Leaving out the pictures, retype the lines from the beginning of the listing through the line containing "import plotly.graph_objects as go".

STORED DATA -
★ ★ ★

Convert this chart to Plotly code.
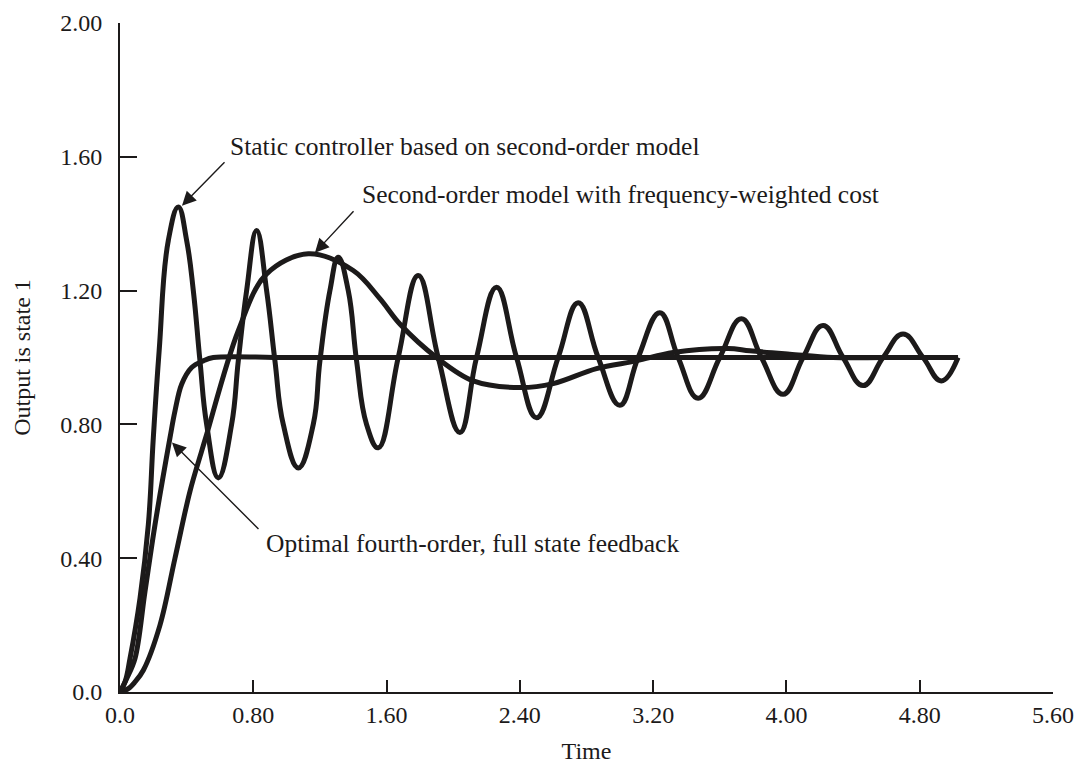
import plotly.graph_objects as go

# ---- data ----
static_t = [0, 0.03, 0.06, 0.12, 0.17, 0.20, 0.235, 0.29, 0.35, 0.40, 0.44, 0.48, 0.52, 0.59,
            0.67, 0.71, 0.76, 0.82, 0.88, 0.93, 0.98, 1.07, 1.16, 1.20, 1.26, 1.31, 1.37, 1.42, 1.48, 1.55,
            1.67, 1.79, 1.91, 2.04, 2.14, 2.26, 2.38, 2.50, 2.63, 2.75, 2.87, 3.00, 3.11, 3.24,
            3.35, 3.47, 3.60, 3.73, 3.85, 3.98, 4.10, 4.22, 4.34, 4.46, 4.58, 4.70, 4.82, 4.93, 5.03]
static_y = [0, 0.03, 0.10, 0.28, 0.50, 0.76, 1.02, 1.35, 1.45, 1.35, 1.20, 0.99, 0.80, 0.64,
            0.80, 0.99, 1.20, 1.38, 1.20, 0.99, 0.80, 0.67, 0.80, 0.99, 1.20, 1.30, 1.20, 0.99, 0.80, 0.73,
            1.00, 1.245, 1.00, 0.776, 1.00, 1.21, 1.00, 0.82, 1.00, 1.164, 1.00, 0.857, 1.00, 1.134,
            1.00, 0.878, 1.00, 1.116, 1.00, 0.89, 1.00, 1.096, 1.00, 0.916, 1.00, 1.07, 1.00, 0.93, 1.00]

second_t = [0, 0.05, 0.09, 0.14, 0.24, 0.33, 0.42, 0.49, 0.52, 0.71, 0.88, 1.13, 1.40, 1.56, 1.68,
            1.90, 2.12, 2.40, 2.60, 2.86, 3.10, 3.32, 3.65, 3.78, 4.02, 4.28, 4.60, 5.03]
second_y = [0, 0.01, 0.03, 0.065, 0.20, 0.40, 0.60, 0.72, 0.77, 1.08, 1.25, 1.31, 1.26, 1.176, 1.10,
            1.00, 0.93, 0.91, 0.922, 0.967, 0.99, 1.015, 1.027, 1.02, 1.01, 1.00, 1.00, 1.00]

optimal_t = [0, 0.04, 0.09, 0.15, 0.21, 0.30, 0.33, 0.37, 0.43, 0.50, 0.56, 1.0, 2.0, 3.0, 4.0, 5.03]
optimal_y = [0, 0.04, 0.10, 0.30, 0.50, 0.76, 0.84, 0.92, 0.97, 0.99, 1.00, 1.00, 1.00, 1.00, 1.00, 1.00]

x_ticks = [0, 0.8, 1.6, 2.4, 3.2, 4.0, 4.8, 5.6]
x_tick_text = ["0.0", "0.80", "1.60", "2.40", "3.20", "4.00", "4.80", "5.60"]
y_ticks = [0, 0.4, 0.8, 1.2, 1.6, 2.0]
y_tick_text = ["0.0", "0.40", "0.80", "1.20", "1.60", "2.00"]

labels = ["Static controller based on second-order model",
          "Second-order model with frequency-weighted cost",
          "Optimal fourth-order, full state feedback"]

FONT = "Liberation Serif, Times New Roman, serif"
INK = "#1c1a1a"

fig = go.Figure()
for t, y, sm in [(static_t, static_y, 1.25), (second_t, second_y, 1.0), (optimal_t, optimal_y, 1.0)]:
    fig.add_trace(go.Scatter(x=t, y=y, mode="lines",
                             line=dict(color=INK, width=5, shape="spline", smoothing=sm),
                             showlegend=False, hoverinfo="skip"))

# text labels
text_pos = [(0.649, 1.630), (1.441, 1.487), (0.865, 0.445)]
for lab, (tx, ty) in zip(labels, text_pos):
    fig.add_annotation(x=tx, y=ty, text=lab, showarrow=False, xanchor="left", yanchor="middle",
                       font=dict(family=FONT, size=25.5, color=INK))

# arrows (head in data coords, tail offset in px)
arrows = [(0.372, 1.454, 44, -45), (1.17, 1.313, 40, -43), (0.312, 0.746, 88, 88)]
for hx, hy, ax, ay in arrows:
    fig.add_annotation(x=hx, y=hy, ax=ax, ay=ay, text="", showarrow=True,
                       arrowhead=2, arrowsize=2.0, arrowwidth=1.4, arrowcolor=INK)

# page body has an 8px margin, so the figure is sized/margined to compensate
fig.update_layout(
    width=1074, height=756,
    margin=dict(l=112, r=29, t=15, b=72),
    paper_bgcolor="white", plot_bgcolor="white",
    font=dict(family=FONT, size=24, color=INK),
)
fig.update_xaxes(range=[0, 5.6], tickvals=x_ticks, ticktext=x_tick_text, automargin=False,
                 showgrid=False, zeroline=False, showline=True, linecolor=INK, linewidth=2,
                 ticks="inside", ticklen=12, tickwidth=1.5, tickcolor=INK,
                 ticklabelstandoff=0,
                 title=dict(text="Time", standoff=17, font=dict(family=FONT, size=24)))
fig.update_yaxes(range=[0, 2.0], tickvals=y_ticks, ticktext=y_tick_text, automargin=False,
                 showgrid=False, zeroline=False, showline=True, linecolor=INK, linewidth=2,
                 ticks="inside", ticklen=17, tickwidth=1.5, tickcolor=INK,
                 ticklabelstandoff=11,
                 title=dict(text="Output is state 1", standoff=23, font=dict(family=FONT, size=24)))

fig.write_html("out.html")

★ ★ ★

WRITTEN RESPONSE -
Convert this chart to Plotly code.
import plotly.graph_objects as go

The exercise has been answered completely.